GAL::Annotation requires no configuration files or environment variables.
Modules in GAL/lib use the following modules:
Bio::DB::Fasta Carp DBD::SQLite DBI List::Util Scalar::Util Set::IntSpan::Fast Statistics::Descriptive Text::RecordParser
Some script in GAL/bin and/or GAL/lib/GAL/t use the following modules:
Data::Dumper FileHandle Getopt::Long IO::Prompt List::MoreUtils TAP::Harness Test::More Test::Pod::Coverage URI::Escape XML::LibXML::Reader
None reported.
I'm sure there are plenty of bugs right now - please let me know if you find one.
Please report any bugs or feature requests to: barry.moore@genetics.utah.edu
Barry Moore barry.moore@genetics.utah.edu
Copyright (c) 2010-2015, Barry Moore barry.moore@genetics.utah.edu.
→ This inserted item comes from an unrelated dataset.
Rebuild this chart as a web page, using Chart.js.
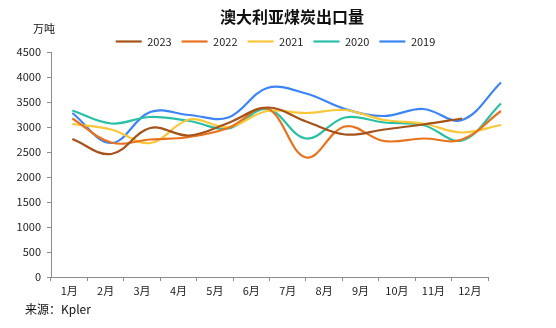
<!DOCTYPE html>
<html lang="zh-CN">
<head>
<meta charset="utf-8">
<title>澳大利亚煤炭出口量</title>
<script src="https://cdnjs.cloudflare.com/ajax/libs/Chart.js/4.4.1/chart.umd.min.js"></script>
<style>
  body { margin: 0; background: #fff; }
  #wrap { position: relative; width: 556px; height: 328px; font-family: "Noto Sans CJK SC", "Noto Sans", sans-serif; color: #111; }
  #coalChart { position: absolute; left: 0; top: 0; }
  .note { position: absolute; white-space: nowrap; line-height: 1; }
  #chartTitle { left: 292px; top: 8px; transform: translateX(-50%); font-size: 16px; font-weight: bold; }
  #unit { left: 33px; top: 23px; font-size: 11px; }
  #source { left: 25px; top: 303px; font-size: 12px; }
</style>
</head>
<body>
<div id="wrap">
  <canvas id="coalChart" width="556" height="328"></canvas>
  <div class="note" id="chartTitle">澳大利亚煤炭出口量</div>
  <div class="note" id="unit">万吨</div>
  <div class="note" id="source">来源：Kpler</div>
</div>
<script>
// 月度出口量，单位：万吨
const MONTH_LABELS = ["1月", "2月", "3月", "4月", "5月", "6月", "7月", "8月", "9月", "10月", "11月", "12月"];
const MONTHS = [1, 2, 3, 4, 5, 6, 7, 8, 9, 10, 11, 12];
const Y_TICKS = [0, 500, 1000, 1500, 2000, 2500, 3000, 3500, 4000, 4500];

const EXPORT_2023 = [2760, 2460, 2980, 2830, 3080, 3390, 3110, 2850, 2950, 3050, 3170];
const EXPORT_2022 = [3170, 2690, 2750, 2800, 2980, 3370, 2390, 3010, 2720, 2770, 2750, 3320];
const EXPORT_2021 = [3060, 2950, 2680, 3150, 3000, 3320, 3280, 3340, 3140, 3070, 2890, 3040];
const EXPORT_2020 = [3330, 3070, 3200, 3120, 2970, 3360, 2770, 3190, 3090, 3040, 2730, 3470];
const EXPORT_2019 = [3280, 2680, 3300, 3240, 3190, 3780, 3670, 3360, 3220, 3360, 3140, 3890];

const SERIES = [
  { label: "2023", values: EXPORT_2023, color: "#a5521b" },
  { label: "2022", values: EXPORT_2022, color: "#e8731f" },
  { label: "2021", values: EXPORT_2021, color: "#f9c73a" },
  { label: "2020", values: EXPORT_2020, color: "#2bc0a6" },
  { label: "2019", values: EXPORT_2019, color: "#3d85f7" }
];

const AXIS_COLOR = "#8c8c8c";
const TEXT_COLOR = "#222";
const FONT_FAMILY = '"Noto Sans CJK SC", "Noto Sans", sans-serif';
const LEGEND_SHIFT = 6;

function toPoints(values) {
  return values.map((value, index) => ({ x: MONTHS[index], y: value }));
}

function buildDatasets() {
  return SERIES.map((series) => ({
    label: series.label,
    data: toPoints(series.values),
    xAxisID: "xLine",
    borderColor: series.color,
    backgroundColor: series.color,
    borderWidth: 2.2,
    pointRadius: 0,
    tension: 0.38,
    clip: false
  }));
}

// nudge the legend a little to the right of the plot centre
const legendShift = {
  id: "legendShift",
  afterLayout(chart) {
    if (chart.legend) {
      chart.legend.left += LEGEND_SHIFT;
      chart.legend.right += LEGEND_SHIFT;
    }
  }
};

function renderChart() {
  const canvas = document.getElementById("coalChart");

  new Chart(canvas, {
    type: "line",
    data: {
      labels: MONTH_LABELS,
      datasets: buildDatasets()
    },
    plugins: [legendShift],
    options: {
      responsive: false,
      animation: false,
      devicePixelRatio: 1,
      layout: {
        padding: { top: 26, left: 0, right: 68, bottom: 0 }
      },
      plugins: {
        title: { display: false },
        tooltip: { enabled: false },
        legend: {
          position: "top",
          fullSize: false,
          maxHeight: 26,
          labels: {
            usePointStyle: true,
            pointStyle: "line",
            pointStyleWidth: 26,
            boxHeight: 11,
            padding: 10,
            color: TEXT_COLOR,
            font: { family: FONT_FAMILY, size: 11 }
          }
        }
      },
      scales: {
        x: {
          type: "category",
          offset: true,
          border: { color: AXIS_COLOR, width: 1 },
          grid: { offset: true, drawOnChartArea: false, drawTicks: true, tickLength: 4, color: AXIS_COLOR },
          ticks: {
            color: TEXT_COLOR,
            padding: 3,
            maxRotation: 0,
            autoSkip: false,
            font: { family: FONT_FAMILY, size: 11 }
          },
          afterFit(scale) {
            scale.height = 51;
          }
        },
        xLine: {
          type: "linear",
          display: false,
          min: 0.4534,
          max: 11.667
        },
        y: {
          min: Y_TICKS[0],
          max: Y_TICKS[Y_TICKS.length - 1],
          border: { color: AXIS_COLOR, width: 1 },
          grid: { drawOnChartArea: false, drawTicks: true, tickLength: 4, color: AXIS_COLOR },
          afterBuildTicks(scale) {
            scale.ticks = Y_TICKS.map((value) => ({ value }));
          },
          ticks: {
            color: TEXT_COLOR,
            padding: 6,
            font: { family: FONT_FAMILY, size: 11 },
            callback: (value) => String(value)
          },
          afterFit(scale) {
            scale.width = 51;
          }
        }
      }
    }
  });
}

document.addEventListener("DOMContentLoaded", renderChart);
</script>
</body>
</html>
All rights reserved.
This module is free software; you can redistribute it and/or modify it under the same terms as Perl itself.
BECAUSE THIS SOFTWARE IS LICENSED FREE OF CHARGE, THERE IS NO WARRANTY FOR THE SOFTWARE, TO THE EXTENT PERMITTED BY APPLICABLE LAW. EXCEPT WHEN OTHERWISE STATED IN WRITING THE COPYRIGHT HOLDERS AND/OR OTHER PARTIES PROVIDE THE SOFTWARE "AS IS" WITHOUT WARRANTY OF ANY KIND, EITHER EXPRESSED OR IMPLIED, INCLUDING, BUT NOT LIMITED TO, THE IMPLIED WARRANTIES OF MERCHANTABILITY AND FITNESS FOR A PARTICULAR PURPOSE. THE ENTIRE RISK AS TO THE QUALITY AND PERFORMANCE OF THE SOFTWARE IS WITH YOU. SHOULD THE SOFTWARE PROVE DEFECTIVE, YOU ASSUME THE COST OF ALL NECESSARY SERVICING, REPAIR, OR CORRECTION.
IN NO EVENT UNLESS REQUIRED BY APPLICABLE LAW OR AGREED TO IN WRITING WILL ANY COPYRIGHT HOLDER, OR ANY OTHER PARTY WHO MAY MODIFY AND/OR REDISTRIBUTE THE SOFTWARE AS PERMITTED BY THE ABOVE LICENCE, BE LIABLE TO YOU FOR DAMAGES, INCLUDING ANY GENERAL, SPECIAL, INCIDENTAL, OR CONSEQUENTIAL DAMAGES ARISING OUT OF THE USE OR INABILITY TO USE THE SOFTWARE (INCLUDING BUT NOT LIMITED TO LOSS OF DATA OR DATA BEING RENDERED INACCURATE OR LOSSES SUSTAINED BY YOU OR THIRD PARTIES OR A FAILURE OF THE SOFTWARE TO OPERATE WITH ANY OTHER SOFTWARE), EVEN IF SUCH HOLDER OR OTHER PARTY HAS BEEN ADVISED OF THE POSSIBILITY OF SUCH DAMAGES.